Choreographed First Dance – Fabulous or Tacky?

The first dance at a wedding reception is often a source of anxiety for couples. Some people are uncomfortable in the spotlight, and cringe at the thought of all those eyes upon them. Others do not not how to dance, and are afraid of embarrassing themselves on the dance floor. And clumsy types are just petrified that they will trip over their own feet and take a digger in front of all their guests.

Those are all very common concerns. An excellent way to alleviate them is to take dance lessons, and practice your first dance until you have achieved a level of comfort with it. There are some couples, however, who take it to the whole next level. These are people who not only don’t mind being the center of attention, they live for it. And for those brides and grooms, no ordinary first dance will do.

A big trend in weddings right now is the choreographed first dance. Instead of simply taking a spin around the dance floor to a romantic song, newlyweds are working with professional choreographers to arrange elaborate dance routines. Always dramatic, and often funny, the idea is to startle the guests and make a big splash.

Typically these choreographed dances will start off looking like a regular first dance to a traditional love song. The impact comes from the “surprise”, when suddenly the couple switches from standard dancing to some sort of dance routine. Part of the act often includes a dramatic pantomime when the first song abruptly ends in the middle. The couple pretends to be surprised, then suddenly another song starts, and the newlyweds start to breakdance (or moonwalk, or whatever they think would get the biggest cheer from the crowd). The routines are very intricately choreographed, and clearly take a lot of planning and practice.

The question is, does this type of choreographed first dance add to the wedding or detract from it? Like many things, the answer lies mainly in the eye of the beholder. A lot of people think that it is hysterically funny to zing their guests with an unexpected element at the reception.
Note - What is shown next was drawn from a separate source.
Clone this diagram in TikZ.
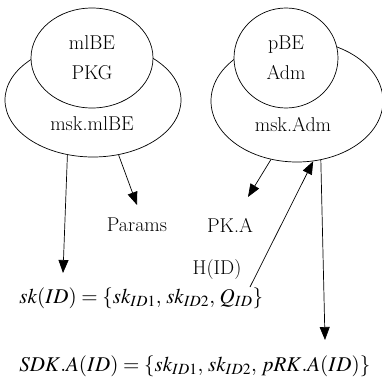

There are also apparently a large number of brides and grooms just dying to become YouTube fodder. Undoubtedly, performing your first dance with thunder and lightening effects will make a strong impression, but is it the right one?

To answer that question, you have to know your audience. If you recreate Michael Jackson’s “Thriller” video, will your grandmother think it is hilarious, or will she be mortified? Does the bride’s father really need to see his little girl “shake her moneymaker” on her wedding day? Another question to ask is when you look back on your wedding in five or ten years, will you be amused or embarrassed? Remember, too, that just because you can learn the steps doesn’t necessarily mean that you have the rhythm to pull off the moves!

For a bride who wants to really shine on her wedding day, there are ways to do it that are always in good taste. A spectacular wedding gown with a full set of dazzling crystal bridal jewelry always looks impressive. The crystal bridal jewelry is also great because you can pull it out and wear it any day that you need a little lift. (Jewelry has a way of elevating any woman’s spirits!) You could also consider an entrance fit for a princess, such as a horse-drawn carriage, or even an elephant. It is possible to achieve a dramatic effect without going for shock value.

What the wacky choreographed dances are lacking is the dignity that is due a milestone as momentous as a marriage. For some couples, all that matters is having a laugh, and that is certainly their prerogative. But before hopping on the latest bandwagon, stop to consider whether you want your first dance to be about showing your love, or just showing off. In case you haven’t guessed, on the question of fabulous or tacky, I vote for tacky!